Repeat the full listing below verbatim and keep the images out.

******************************

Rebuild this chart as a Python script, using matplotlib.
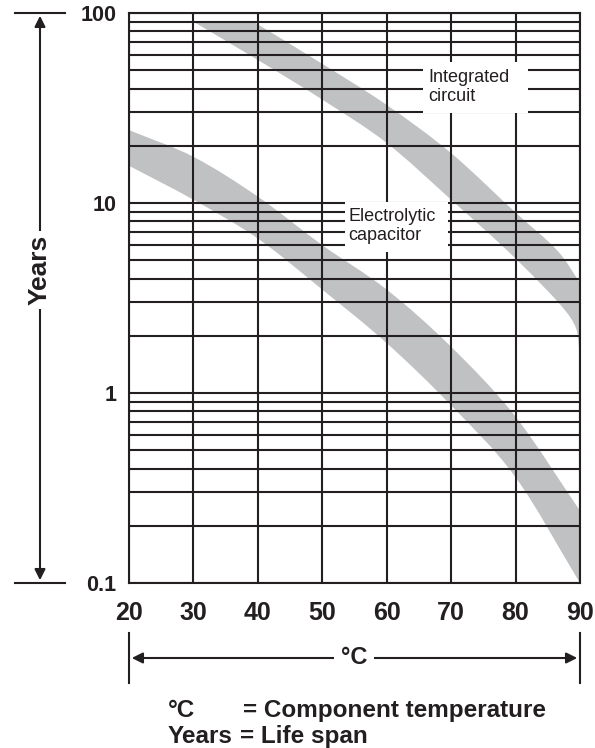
import numpy as np
import matplotlib
matplotlib.use('Agg')
import matplotlib.pyplot as plt
from matplotlib.lines import Line2D
from matplotlib.path import Path
from matplotlib.patches import PathPatch, Rectangle, FancyArrowPatch

plt.rcParams['font.family'] = ['Liberation Sans', 'DejaVu Sans']

# Electrolytic capacitor band (years vs. component temperature)
ec_temp = [20, 30, 40, 50, 60, 70, 80, 90]
ec_upper = [24.2, 17.5, 10.8, 6.0, 3.5, 1.75, 0.75, 0.24]
ec_lower = [15.7, 10.4, 6.5, 3.5, 1.83, 0.86, 0.36, 0.10]

# Integrated circuit band (edges read separately, band cut off at 90 years)
ic_upper_temp = [39.3, 50, 60, 70, 80, 86.4, 90]
ic_upper = [90, 54, 32.8, 18.3, 8.9, 5.66, 3.8]
ic_lower_temp = [30, 40, 50, 60, 70, 80, 88.5, 90]
ic_lower = [90, 56.6, 35, 20.7, 10.4, 5.1, 2.5, 1.63]

x_ticks = [20, 30, 40, 50, 60, 70, 80, 90]
y_ticks = [0.1, 1, 10, 100]
y_tick_labels = ['0.1', '1', '10', '100']

W, H = 595, 748
fig = plt.figure(figsize=(W / 100, H / 100), dpi=100)


def fx(px):
    return px / W


def fy(py):
    return 1 - py / H


def smooth_edge(t, v):
    """Catmull-Rom through the read points, done in log space, as bezier segments"""
    p = np.column_stack([t, np.log10(v)])
    p = np.vstack([p[0] - (p[1] - p[0]), p, p[-1] + (p[-1] - p[-2])])
    verts, codes = [], []
    for i in range(1, len(p) - 2):
        c1 = p[i] + (p[i + 1] - p[i - 1]) / 6
        c2 = p[i + 1] - (p[i + 2] - p[i]) / 6
        verts += [c1, c2, p[i + 1]]
        codes += [Path.CURVE4] * 3
    verts = np.array(verts)
    verts[:, 1] = 10 ** verts[:, 1]
    return verts, codes


def band(ax, t_up, v_up, t_lo, v_lo, **kw):
    vu, cu = smooth_edge(t_up, v_up)
    vl, cl = smooth_edge(t_lo[::-1], v_lo[::-1])
    verts = [(t_up[0], v_up[0])] + list(vu) + [(t_lo[-1], v_lo[-1])] + list(vl) + [(t_up[0], v_up[0])]
    codes = [Path.MOVETO] + cu + [Path.LINETO] + cl + [Path.CLOSEPOLY]
    ax.add_patch(PathPatch(Path(verts, codes), transform=ax.transData, **kw))


ax = fig.add_axes([fx(129), fy(583), fx(580) - fx(129), fy(13) - fy(583)])
ax.set_yscale('log')
ax.set_xlim(20, 90)
ax.set_ylim(0.1, 100)

band_color = '#c0c1c3'
ink = '#231f20'

band(ax, ec_temp, ec_upper, ec_temp, ec_lower, color=band_color, lw=0, zorder=1)
band(ax, ic_upper_temp, ic_upper, ic_lower_temp, ic_lower, color=band_color, lw=0, zorder=1)

ax.set_xticks(x_ticks)
ax.set_yticks(y_ticks)
ax.set_yticklabels(y_tick_labels)
ax.yaxis.set_minor_locator(matplotlib.ticker.LogLocator(base=10, subs=np.arange(2, 10)))
ax.yaxis.set_minor_formatter(matplotlib.ticker.NullFormatter())
ax.set_axisbelow(False)
ax.grid(True, which='both', axis='y', color=ink, lw=1.5, zorder=2)
ax.grid(True, which='major', axis='x', color=ink, lw=1.5, zorder=2)
for s in ax.spines.values():
    s.set_color(ink)
    s.set_linewidth(1.5)
    s.set_zorder(3)
ax.tick_params(which='both', length=0)
ax.tick_params(axis='y', pad=9, labelsize=15.5)
ax.tick_params(axis='x', pad=13, labelsize=18)
for lbl in ax.get_xticklabels() + ax.get_yticklabels():
    lbl.set_fontweight('bold')
    lbl.set_color(ink)

# white cut-outs in the grid behind the curve labels
ax.add_patch(Rectangle((65.65, 29.8), 81.96 - 65.65, 55.2 - 29.8,
                       facecolor='white', edgecolor='none', zorder=4))
ax.add_patch(Rectangle((53.5, 5.52), 69.5 - 53.5, 10.1 - 5.52,
                       facecolor='white', edgecolor='none', zorder=4))
ax.text(66.4, 40.7, 'Integrated\ncircuit', fontsize=13, color=ink,
        ha='left', va='center', linespacing=1.15, zorder=5)
ax.text(54.0, 7.57, 'Electrolytic\ncapacitor', fontsize=13, color=ink,
        ha='left', va='center', linespacing=1.15, zorder=5)

# left dimension arrow (Years)
for py in (13, 583):
    fig.add_artist(Line2D([fx(15), fx(65)], [fy(py), fy(py)], color=ink, lw=1.5))
fig.add_artist(FancyArrowPatch(
    (fx(40), fy(583)), (fx(40), fy(13)), transform=fig.transFigure,
    arrowstyle='<|-|>', mutation_scale=16, color=ink, lw=1.5))
fig.text(fx(40), fy(270), 'Years', rotation=90, ha='center', va='center',
         fontsize=19, fontweight='bold', color=ink,
         bbox=dict(boxstyle='square,pad=0.15', facecolor='white', edgecolor='none'))

# bottom dimension arrow (°C)
for px in (129, 580):
    fig.add_artist(Line2D([fx(px), fx(px)], [fy(633), fy(683)], color=ink, lw=1.5))
fig.add_artist(FancyArrowPatch(
    (fx(129), fy(658)), (fx(580), fy(658)), transform=fig.transFigure,
    arrowstyle='<|-|>', mutation_scale=16, color=ink, lw=1.5))
fig.text(fx(354), fy(658), '°C', ha='center', va='center', fontsize=17,
         fontweight='bold', color=ink,
         bbox=dict(boxstyle='square,pad=0.3', facecolor='white', edgecolor='none'))

# legend of symbols
fig.text(fx(168), fy(717), '°C', ha='left', va='baseline', fontsize=17.5,
         fontweight='bold', color=ink)
fig.text(fx(243), fy(717), '= Component temperature', ha='left', va='baseline',
         fontsize=17.5, fontweight='bold', color=ink)
fig.text(fx(168), fy(743), 'Years', ha='left', va='baseline', fontsize=17.5,
         fontweight='bold', color=ink)
fig.text(fx(240), fy(743), '= Life span', ha='left', va='baseline',
         fontsize=17.5, fontweight='bold', color=ink)

fig.savefig('out.png', dpi=100, facecolor='white')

******************************

[Full answer]
Rebuild this chart as a Python script, using matplotlib.
import numpy as np
import matplotlib
matplotlib.use('Agg')
import matplotlib.pyplot as plt
from matplotlib.lines import Line2D
from matplotlib.path import Path
from matplotlib.patches import PathPatch, Rectangle, FancyArrowPatch

plt.rcParams['font.family'] = ['Liberation Sans', 'DejaVu Sans']

# Electrolytic capacitor band (years vs. component temperature)
ec_temp = [20, 30, 40, 50, 60, 70, 80, 90]
ec_upper = [24.2, 17.5, 10.8, 6.0, 3.5, 1.75, 0.75, 0.24]
ec_lower = [15.7, 10.4, 6.5, 3.5, 1.83, 0.86, 0.36, 0.10]

# Integrated circuit band (edges read separately, band cut off at 90 years)
ic_upper_temp = [39.3, 50, 60, 70, 80, 86.4, 90]
ic_upper = [90, 54, 32.8, 18.3, 8.9, 5.66, 3.8]
ic_lower_temp = [30, 40, 50, 60, 70, 80, 88.5, 90]
ic_lower = [90, 56.6, 35, 20.7, 10.4, 5.1, 2.5, 1.63]

x_ticks = [20, 30, 40, 50, 60, 70, 80, 90]
y_ticks = [0.1, 1, 10, 100]
y_tick_labels = ['0.1', '1', '10', '100']

W, H = 595, 748
fig = plt.figure(figsize=(W / 100, H / 100), dpi=100)


def fx(px):
    return px / W


def fy(py):
    return 1 - py / H


def smooth_edge(t, v):
    """Catmull-Rom through the read points, done in log space, as bezier segments"""
    p = np.column_stack([t, np.log10(v)])
    p = np.vstack([p[0] - (p[1] - p[0]), p, p[-1] + (p[-1] - p[-2])])
    verts, codes = [], []
    for i in range(1, len(p) - 2):
        c1 = p[i] + (p[i + 1] - p[i - 1]) / 6
        c2 = p[i + 1] - (p[i + 2] - p[i]) / 6
        verts += [c1, c2, p[i + 1]]
        codes += [Path.CURVE4] * 3
    verts = np.array(verts)
    verts[:, 1] = 10 ** verts[:, 1]
    return verts, codes


def band(ax, t_up, v_up, t_lo, v_lo, **kw):
    vu, cu = smooth_edge(t_up, v_up)
    vl, cl = smooth_edge(t_lo[::-1], v_lo[::-1])
    verts = [(t_up[0], v_up[0])] + list(vu) + [(t_lo[-1], v_lo[-1])] + list(vl) + [(t_up[0], v_up[0])]
    codes = [Path.MOVETO] + cu + [Path.LINETO] + cl + [Path.CLOSEPOLY]
    ax.add_patch(PathPatch(Path(verts, codes), transform=ax.transData, **kw))


ax = fig.add_axes([fx(129), fy(583), fx(580) - fx(129), fy(13) - fy(583)])
ax.set_yscale('log')
ax.set_xlim(20, 90)
ax.set_ylim(0.1, 100)

band_color = '#c0c1c3'
ink = '#231f20'

band(ax, ec_temp, ec_upper, ec_temp, ec_lower, color=band_color, lw=0, zorder=1)
band(ax, ic_upper_temp, ic_upper, ic_lower_temp, ic_lower, color=band_color, lw=0, zorder=1)

ax.set_xticks(x_ticks)
ax.set_yticks(y_ticks)
ax.set_yticklabels(y_tick_labels)
ax.yaxis.set_minor_locator(matplotlib.ticker.LogLocator(base=10, subs=np.arange(2, 10)))
ax.yaxis.set_minor_formatter(matplotlib.ticker.NullFormatter())
ax.set_axisbelow(False)
ax.grid(True, which='both', axis='y', color=ink, lw=1.5, zorder=2)
ax.grid(True, which='major', axis='x', color=ink, lw=1.5, zorder=2)
for s in ax.spines.values():
    s.set_color(ink)
    s.set_linewidth(1.5)
    s.set_zorder(3)
ax.tick_params(which='both', length=0)
ax.tick_params(axis='y', pad=9, labelsize=15.5)
ax.tick_params(axis='x', pad=13, labelsize=18)
for lbl in ax.get_xticklabels() + ax.get_yticklabels():
    lbl.set_fontweight('bold')
    lbl.set_color(ink)

# white cut-outs in the grid behind the curve labels
ax.add_patch(Rectangle((65.65, 29.8), 81.96 - 65.65, 55.2 - 29.8,
                       facecolor='white', edgecolor='none', zorder=4))
ax.add_patch(Rectangle((53.5, 5.52), 69.5 - 53.5, 10.1 - 5.52,
                       facecolor='white', edgecolor='none', zorder=4))
ax.text(66.4, 40.7, 'Integrated\ncircuit', fontsize=13, color=ink,
        ha='left', va='center', linespacing=1.15, zorder=5)
ax.text(54.0, 7.57, 'Electrolytic\ncapacitor', fontsize=13, color=ink,
        ha='left', va='center', linespacing=1.15, zorder=5)

# left dimension arrow (Years)
for py in (13, 583):
    fig.add_artist(Line2D([fx(15), fx(65)], [fy(py), fy(py)], color=ink, lw=1.5))
fig.add_artist(FancyArrowPatch(
    (fx(40), fy(583)), (fx(40), fy(13)), transform=fig.transFigure,
    arrowstyle='<|-|>', mutation_scale=16, color=ink, lw=1.5))
fig.text(fx(40), fy(270), 'Years', rotation=90, ha='center', va='center',
         fontsize=19, fontweight='bold', color=ink,
         bbox=dict(boxstyle='square,pad=0.15', facecolor='white', edgecolor='none'))

# bottom dimension arrow (°C)
for px in (129, 580):
    fig.add_artist(Line2D([fx(px), fx(px)], [fy(633), fy(683)], color=ink, lw=1.5))
fig.add_artist(FancyArrowPatch(
    (fx(129), fy(658)), (fx(580), fy(658)), transform=fig.transFigure,
    arrowstyle='<|-|>', mutation_scale=16, color=ink, lw=1.5))
fig.text(fx(354), fy(658), '°C', ha='center', va='center', fontsize=17,
         fontweight='bold', color=ink,
         bbox=dict(boxstyle='square,pad=0.3', facecolor='white', edgecolor='none'))

# legend of symbols
fig.text(fx(168), fy(717), '°C', ha='left', va='baseline', fontsize=17.5,
         fontweight='bold', color=ink)
fig.text(fx(243), fy(717), '= Component temperature', ha='left', va='baseline',
         fontsize=17.5, fontweight='bold', color=ink)
fig.text(fx(168), fy(743), 'Years', ha='left', va='baseline', fontsize=17.5,
         fontweight='bold', color=ink)
fig.text(fx(240), fy(743), '= Life span', ha='left', va='baseline',
         fontsize=17.5, fontweight='bold', color=ink)

fig.savefig('out.png', dpi=100, facecolor='white')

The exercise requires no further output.